More than a week ago, I embarked on Deepak Chopra’s 21 Day Meditation Challenge: Creating Abundance. I committed to meditating every day. I committed to setting aside 15 minutes to listen to the recordings, to contemplate the universe in silence, and then, in the time I might otherwise make a cup of tea or post on social media, I promised I would write about my experiences.
For me as for Hamlet, time is out of joint. I wrote and have written every day since starting on my journey. Today is day 13. But life moves like quicksand: slow, slow, and then suddenly the time has gone and, it would seem, I have nothing to show for my diligence.
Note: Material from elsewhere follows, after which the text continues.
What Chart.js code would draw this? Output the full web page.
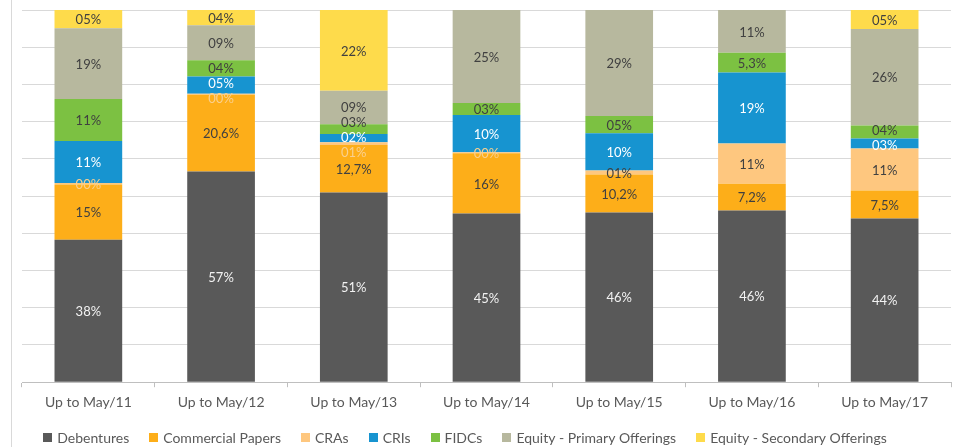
<!DOCTYPE html>
<html>
<head>
<meta charset="utf-8">
<title>Offerings by instrument</title>
<script src="https://cdn.jsdelivr.net/npm/chart.js@4.4.1/dist/chart.umd.min.js"></script>
<style>
  html, body { margin: 0; padding: 0; background: #fff; }
  #wrap { width: 955px; height: 447px; position: relative; }
</style>
</head>
<body>
<div id="wrap"><canvas id="offeringsChart" width="955" height="447"></canvas></div>
<script>
// Categories and shares (%)
const categories = ['Up to May/11', 'Up to May/12', 'Up to May/13', 'Up to May/14', 'Up to May/15', 'Up to May/16', 'Up to May/17'];

const debentures = [38.3, 56.6, 51.0, 45.3, 45.6, 46.1, 44.0];
const commercialPapers = [14.8, 20.6, 12.7, 16.2, 10.2, 7.2, 7.5];
const cras = [0.4, 0.3, 0.8, 0.3, 1.1, 10.8, 11.3];
const cris = [11.3, 4.6, 2.2, 10.0, 10.0, 19.1, 2.7];
const fidcs = [11.3, 4.4, 2.6, 3.2, 4.6, 5.3, 3.5];
const equityPrimary = [19.0, 9.4, 9.0, 25.0, 28.5, 11.5, 25.9];
const equitySecondary = [4.9, 4.1, 21.7, 0, 0, 0, 5.1];

// Data label texts as printed on the bars
const debenturesLabels = ['38%', '57%', '51%', '45%', '46%', '46%', '44%'];
const commercialPapersLabels = ['15%', '20,6%', '12,7%', '16%', '10,2%', '7,2%', '7,5%'];
const crasLabels = ['00%', '00%', '01%', '00%', '01%', '11%', '11%'];
const crisLabels = ['11%', '05%', '02%', '10%', '10%', '19%', '03%'];
const fidcsLabels = ['11%', '04%', '03%', '03%', '05%', '5,3%', '04%'];
const equityPrimaryLabels = ['19%', '09%', '09%', '25%', '29%', '11%', '26%'];
const equitySecondaryLabels = ['05%', '04%', '22%', '', '', '', '05%'];

const FONT = 'Lato, "Open Sans", sans-serif';
const DARK = '#404040';

document.addEventListener('DOMContentLoaded', function () {
  const canvas = document.getElementById('offeringsChart');

  function series(label, data, texts, color, textColor) {
    return {
      label: label,
      data: data,
      texts: texts,
      textColor: textColor,
      backgroundColor: color,
      borderWidth: 0,
      barPercentage: 0.51,
      categoryPercentage: 1
    };
  }

  // light text on tiny CRA slices, dark otherwise
  function crasTextColor(v) {
    return v < 1 ? '#FAD08F' : DARK;
  }

  const datasets = [
    series('Debentures', debentures, debenturesLabels, '#595959', () => '#F2F2F2'),
    series('Commercial Papers', commercialPapers, commercialPapersLabels, '#FDAE19', () => DARK),
    series('CRAs', cras, crasLabels, '#FEC77F', crasTextColor),
    series('CRIs', cris, crisLabels, '#1794D0', () => '#FFFFFF'),
    series('FIDCs', fidcs, fidcsLabels, '#7CC142', () => DARK),
    series('Equity - Primary Offerings', equityPrimary, equityPrimaryLabels, '#B7B89E', () => DARK),
    series('Equity - Secondary Offerings', equitySecondary, equitySecondaryLabels, '#FEDB4B', () => DARK)
  ];

  // Left border line of the chart frame
  const framePlugin = {
    id: 'frame',
    beforeDraw(chart) {
      const ctx = chart.ctx;
      ctx.save();
      ctx.strokeStyle = '#D9D9D9';
      ctx.lineWidth = 1;
      ctx.beginPath();
      ctx.moveTo(11.5, 0);
      ctx.lineTo(11.5, chart.height);
      ctx.stroke();
      ctx.restore();
    }
  };

  // Legend row drawn by hand so the item spacing can be wider than its height
  const legendPlugin = {
    id: 'bottomLegend',
    afterDraw(chart) {
      const ctx = chart.ctx;
      const box = 9;
      const textGap = 5;
      const itemGap = 20;
      const y = 437;
      ctx.save();
      ctx.font = '14px ' + FONT;
      ctx.textBaseline = 'middle';
      ctx.textAlign = 'left';
      const widths = chart.data.datasets.map(ds => box + textGap + ctx.measureText(ds.label).width);
      const total = widths.reduce((a, b) => a + b, 0) + itemGap * (widths.length - 1);
      let x = 465 - total / 2;
      chart.data.datasets.forEach((ds, d) => {
        ctx.fillStyle = ds.backgroundColor;
        ctx.fillRect(Math.round(x), y - 4, box, box);
        ctx.fillStyle = '#595959';
        ctx.fillText(ds.label, x + box + textGap, y + 1);
        x += widths[d] + itemGap;
      });
      ctx.restore();
    }
  };

  // Centered data labels, pushed apart when slices are thin
  const labelPlugin = {
    id: 'segmentLabels',
    afterDatasetsDraw(chart) {
      const ctx = chart.ctx;
      const gap = 15;
      ctx.save();
      ctx.font = '13px ' + FONT;
      ctx.textAlign = 'center';
      ctx.textBaseline = 'middle';

      categories.forEach((cat, i) => {
        const items = [];
        chart.data.datasets.forEach((ds, d) => {
          const text = ds.texts[i];
          if (!text) return;
          const bar = chart.getDatasetMeta(d).data[i];
          items.push({
            x: bar.x,
            want: (bar.y + bar.base) / 2,
            text: text,
            color: ds.textColor(ds.data[i])
          });
        });

        // merge overlapping groups, bottom to top
        const groups = [];
        const place = g => {
          const mean = g.items.reduce((s, it) => s + it.want, 0) / g.items.length;
          g.items.forEach((it, k) => {
            it.y = mean + ((g.items.length - 1) / 2 - k) * gap;
          });
        };
        items.forEach(it => {
          const g = { items: [it] };
          place(g);
          groups.push(g);
          while (groups.length > 1) {
            const upper = groups[groups.length - 1];
            const lower = groups[groups.length - 2];
            const lowTop = lower.items[lower.items.length - 1].y;
            const upBottom = upper.items[0].y;
            if (lowTop - upBottom >= gap) break;
            lower.items = lower.items.concat(upper.items);
            groups.pop();
            place(lower);
          }
        });

        items.forEach(it => {
          ctx.fillStyle = it.color;
          ctx.fillText(it.text, it.x, it.y + 1);
        });
      });
      ctx.restore();
    }
  };

  new Chart(canvas.getContext('2d'), {
    type: 'bar',
    data: {
      labels: categories,
      datasets: datasets
    },
    options: {
      responsive: false,
      animation: false,
      layout: {
        padding: { left: 22, right: 4, top: 10, bottom: 29 }
      },
      plugins: {
        legend: { display: false },
        tooltip: { enabled: false }
      },
      scales: {
        x: {
          stacked: true,
          grid: {
            offset: true,
            drawOnChartArea: false,
            drawTicks: true,
            tickLength: 5,
            color: '#BFBFBF'
          },
          border: { color: '#BFBFBF' },
          ticks: {
            color: '#595959',
            padding: 7,
            font: { family: FONT, size: 14 }
          }
        },
        y: {
          stacked: true,
          min: 0,
          max: 100,
          ticks: { display: false, stepSize: 10 },
          grid: { color: '#D9D9D9', drawTicks: false },
          border: { display: false }
        }
      }
    },
    plugins: [framePlugin, labelPlugin, legendPlugin]
  });
});
</script>
</body>
</html>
You see, I did write quite a lot, but because of a dearth of technological knowhow and savvy, I essentially overwrote what I had written. In the wink of an eye, all the thoughts I’d dared to write down were gone.
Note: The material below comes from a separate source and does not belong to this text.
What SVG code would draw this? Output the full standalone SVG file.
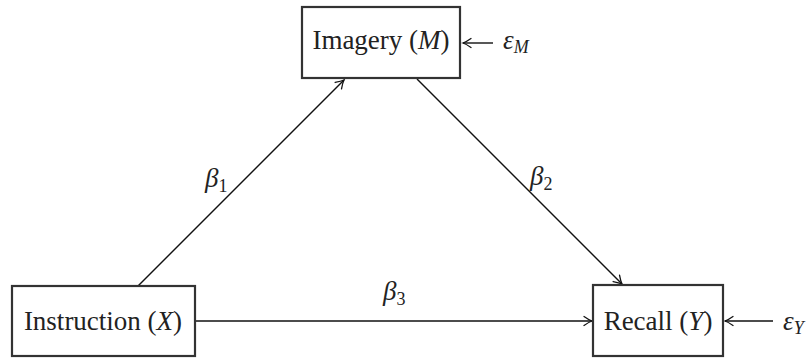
<svg xmlns="http://www.w3.org/2000/svg" width="810" height="358" viewBox="0 0 810 358">
<style>
.box{fill:#fff;stroke:#333;stroke-width:2.2}
.lbl{font-family:'Liberation Serif',serif;font-size:27px;fill:#222}
.it{font-style:italic}
.edge{stroke:#111;stroke-width:1.4;fill:none;marker-end:url(#ah)}
</style>
<defs>
<marker id="ah" viewBox="-10 -6 12 12" refX="0" refY="0" markerWidth="12" markerHeight="12" markerUnits="userSpaceOnUse" orient="auto">
<path d="M-8,-4.5 Q-3,-1 0,0 Q-3,1 -8,4.5" fill="none" stroke="#111" stroke-width="1.3" stroke-linecap="round"/>
</marker>
</defs>
<rect width="810" height="358" fill="#fff"/>
<g id="connectors">
<line class="edge" x1="138" y1="286" x2="344" y2="80"/>
<line class="edge" x1="417" y1="79" x2="622" y2="284"/>
<line class="edge" x1="196" y1="321" x2="592" y2="321"/>
<line class="edge" x1="493" y1="43" x2="463" y2="43"/>
<line class="edge" x1="773" y1="321" x2="725" y2="321"/>
<text class="lbl" x="205" y="187"><tspan class="it">β</tspan><tspan font-size="18" dy="5">1</tspan></text>
<text class="lbl" x="530" y="185"><tspan class="it">β</tspan><tspan font-size="18" dy="5">2</tspan></text>
<text class="lbl" x="383" y="300"><tspan class="it">β</tspan><tspan font-size="18" dy="5">3</tspan></text>
</g>
<g id="node-imagery">
<rect class="box" x="302" y="7" width="158" height="71"/>
<text class="lbl" x="381" y="49" text-anchor="middle">Imagery (<tspan class="it">M</tspan>)</text>
</g>
<g id="eps-m">
<text class="lbl" x="503" y="49"><tspan class="it">ε</tspan><tspan class="it" font-size="18" dy="4">M</tspan></text>
</g>
<g id="node-instruction">
<rect class="box" x="12" y="286" width="183" height="70"/>
<text class="lbl" x="103" y="330" text-anchor="middle">Instruction (<tspan class="it">X</tspan>)</text>
</g>
<g id="node-recall">
<rect class="box" x="593" y="285" width="130" height="71"/>
<text class="lbl" x="658" y="330" text-anchor="middle">Recall (<tspan class="it">Y</tspan>)</text>
</g>
<g id="eps-y">
<text class="lbl" x="783" y="330"><tspan class="it">ε</tspan><tspan class="it" font-size="18" dy="4">Y</tspan></text>
</g>
</svg>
This is my attempt at starting anew, but also giving a summary of my experiences thus far.
As I sit listening to Mr. Chopra’s extremely soothing voice, he tells me to contemplate inviting unlimited abundance into my life, and he tells me to repeat a mantra that sounds something like-, for example, sat chit ananda. In the recording, he says that “sat” means “absolute existence” or “truth;” that chit is the principle of knowing; and that “ananada” indicates a transcendent feeling or experience of joy or true fulfillment.
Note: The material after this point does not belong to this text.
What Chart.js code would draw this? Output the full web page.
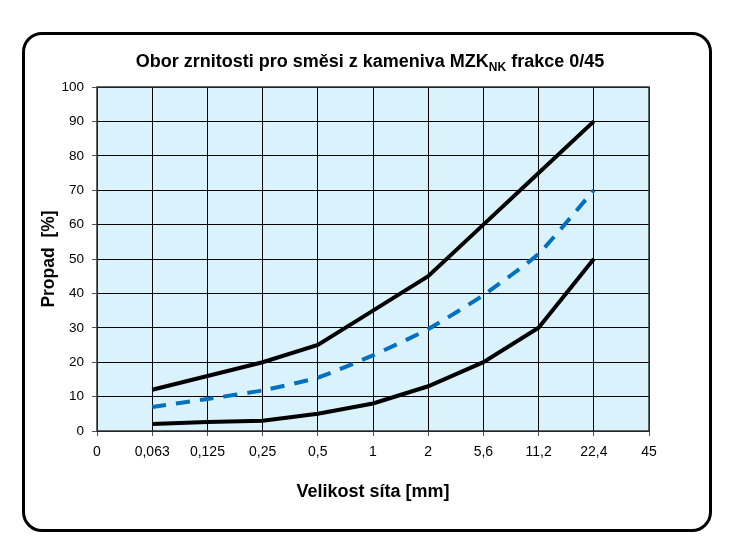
<!DOCTYPE html>
<html>
<head>
<meta charset="utf-8">
<script src="https://cdn.jsdelivr.net/npm/chart.js@4/dist/chart.umd.min.js"></script>
<style>
    html, body { margin: 0; padding: 0; background: #fff; }
    #wrap { position: relative; width: 749px; height: 548px; }
    #frame {
        position: absolute; left: 22px; top: 32px;
        width: 684px; height: 494px;
        border: 3px solid #000; border-radius: 20px;
    }
    #chart { position: absolute; left: 0; top: 0; }
</style>
</head>
<body>
<div id="wrap">
    <div id="frame"></div>
    <canvas id="chart" width="749" height="548"></canvas>
</div>
<script>
// Sieve sizes (mm) shown as categories
const sieves = ["0", "0,063", "0,125", "0,25", "0,5", "1", "2", "5,6", "11,2", "22,4", "45"];

// Grading envelope (%) – null where the curve is not drawn
const upperLimit = [null, 12, 16, 20, 25, 35, 45, 60, 75, 90, null];
const lowerLimit = [null, 2, 2.6, 3, 5, 8, 13, 20, 30, 50, null];
const idealCurve = [null, 7, 9.3, 11.8, 15.5, 22, 29.6, 39.5, 51.5, 70, null];

const yTicks = [0, 10, 20, 30, 40, 50, 60, 70, 80, 90, 100];

const FONT = "'Liberation Sans', Arial, sans-serif";

// ✅ Plot background + frame of the plot area
const plotBackground = {
    id: "plotBackground",
    beforeDraw(chart) {
        const { ctx, chartArea: a } = chart;
        ctx.save();
        ctx.fillStyle = "#d9f2fb";
        ctx.fillRect(a.left, a.top, a.right - a.left, a.bottom - a.top);
        ctx.restore();
    },
    afterDatasetsDraw(chart) {
        const { ctx, chartArea: a } = chart;
        ctx.save();
        ctx.strokeStyle = "#333";
        ctx.lineWidth = 1.5;
        ctx.strokeRect(a.left, a.top, a.right - a.left, a.bottom - a.top);
        ctx.restore();
    }
};

// ✅ Title with subscript "NK"
const subTitle = {
    id: "subTitle",
    afterDraw(chart) {
        const ctx = chart.ctx;
        const parts = [
            { t: "Obor zrnitosti pro směsi z kameniva MZK", size: 18, dy: 0 },
            { t: "NK", size: 12, dy: 6 },
            { t: " frakce 0/45", size: 18, dy: 0 }
        ];
        ctx.save();
        ctx.fillStyle = "#000";
        ctx.textBaseline = "middle";
        let total = 0;
        parts.forEach(p => {
            ctx.font = "bold " + p.size + "px " + FONT;
            p.w = ctx.measureText(p.t).width;
            total += p.w;
        });
        let x = 370 - total / 2;
        parts.forEach(p => {
            ctx.font = "bold " + p.size + "px " + FONT;
            ctx.fillText(p.t, x, 62 + p.dy);
            x += p.w;
        });
        ctx.restore();
    }
};

const ctx = document.getElementById("chart").getContext("2d");

new Chart(ctx, {
    type: "line",
    data: {
        labels: sieves,
        datasets: [
            {
                label: "Horní mez",
                data: upperLimit,
                borderColor: "#000",
                borderWidth: 4,
                pointRadius: 0,
                tension: 0
            },
            {
                label: "Dolní mez",
                data: lowerLimit,
                borderColor: "#000",
                borderWidth: 4,
                pointRadius: 0,
                tension: 0
            },
            {
                label: "Střed",
                data: idealCurve,
                borderColor: "#0070c0",
                borderWidth: 4,
                borderDash: [14, 10],
                pointRadius: 0,
                tension: 0.15
            }
        ]
    },
    options: {
        responsive: false,
        animation: false,
        layout: { padding: { left: 38, right: 100, top: 87, bottom: 0 } },
        plugins: {
            legend: { display: false },
            title: { display: false },
            tooltip: { enabled: false }
        },
        scales: {
            x: {
                offset: false,
                afterFit: scale => { scale.height = 117; },
                grid: { color: "#000", lineWidth: 1, tickLength: 5, tickColor: "#555" },
                border: { display: false },
                ticks: {
                    padding: 7.6,
                    maxRotation: 0,
                    autoSkip: false,
                    color: "#000",
                    font: { family: FONT, size: 14 }
                },
                title: {
                    display: true,
                    text: "Velikost síta [mm]",
                    color: "#000",
                    font: { family: FONT, size: 18, weight: "bold" },
                    padding: { top: 0, bottom: 45 }
                }
            },
            y: {
                min: 0,
                max: 100,
                afterBuildTicks: scale => { scale.ticks = yTicks.map(v => ({ value: v })); },
                afterFit: scale => { scale.width = 59; },
                grid: { color: "#000", lineWidth: 1, tickLength: 5, tickColor: "#555" },
                border: { display: false },
                ticks: {
                    padding: 8,
                    color: "#000",
                    font: { family: FONT, size: 13.5 }
                },
                title: {
                    display: true,
                    text: "Propad  [%]",
                    color: "#000",
                    font: { family: FONT, size: 17.5, weight: "bold" },
                    padding: { top: 1, bottom: 0 }
                }
            }
        }
    },
    plugins: [plotBackground, subTitle]
});
</script>
</body>
</html>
In truth, I have no idea what he means.
What I experience next is madness. I cannot center my thoughts. I cannot focus on my breath, and I cannot focus on the mantra. I’m confused and discontented because I do not understand whether I should breathe in on “sat chit” and breathe out on “ananda,” or if I should try to breathe in on the entire mantra and then attempt to do the same on an exhalation. I’m also concerned because I am not quite sure if I am pronouncing the sounds correctly, and as I understand it, the sounds of the mantra are key to the practice. Vibrations are key. I worry that if I create discordant sounds, I will effectively ruin my karma and the karma of all sentient beings. I’m also troubled because I have so successfully focused on the Sanskrit language that I have absolutely no idea what it is that I am actually asking the universe to grant me. Sat chit ananda might as well convey a wish for world peace as the desire to have fries and ketchup with my veggie burger.
Some time after all of this, after my 15 minute experience is over and after Mr. Chopra has told me to gently open my eyes and cheerfully go about the rest of my day, I find that I continue to be troubled and annoyed by how little I can focus. So, like anyone these days, I go to the source of all knowledge. I go to YouTube and conduct a search using the terms “monkey mind” and “meditation.” Then I clicked on this video, essentially because it seemed short (quick to watch) and because the image in the frame seemed to be that of a legitimate, real Buddhist monk. Mr. Chopra would thus probably approve of his message.
According to the monk in the video, in order to overcome the monkey mind, what I (the meditator) have to do in my practice is make friends with the monkey. The monk tells me that just giving the monkey a banana–that is, giving him some small token–won’t work. The monk insists that meditators give the monkey some valuable work to do, and that “something” is to simply watch the breath. The monk claims that the monkey will see this activity–watching the breath–as a “good idea,” and then he will begin to heed the meditator’s command.
But all of this makes me somewhat irate because, you see, I don’t have a single, lone monkey chattering in my mind. I have a colony of monkeys. They are legion, and they seem to have taken up permanent residence and begun to cultivate their own crops quite successfully. I’m not sure, but they probably also have a leader akin to King Kong from whom they take all their orders. I wonder if I have any place that is mine. Just mine.
On that note, I give up for the day. But not before considering, too, that monkeys in the wild don’t tend to eat bananas. This is misinformation popularized by television, film, and other popular media.
I wonder if Fay Wray ever meditated?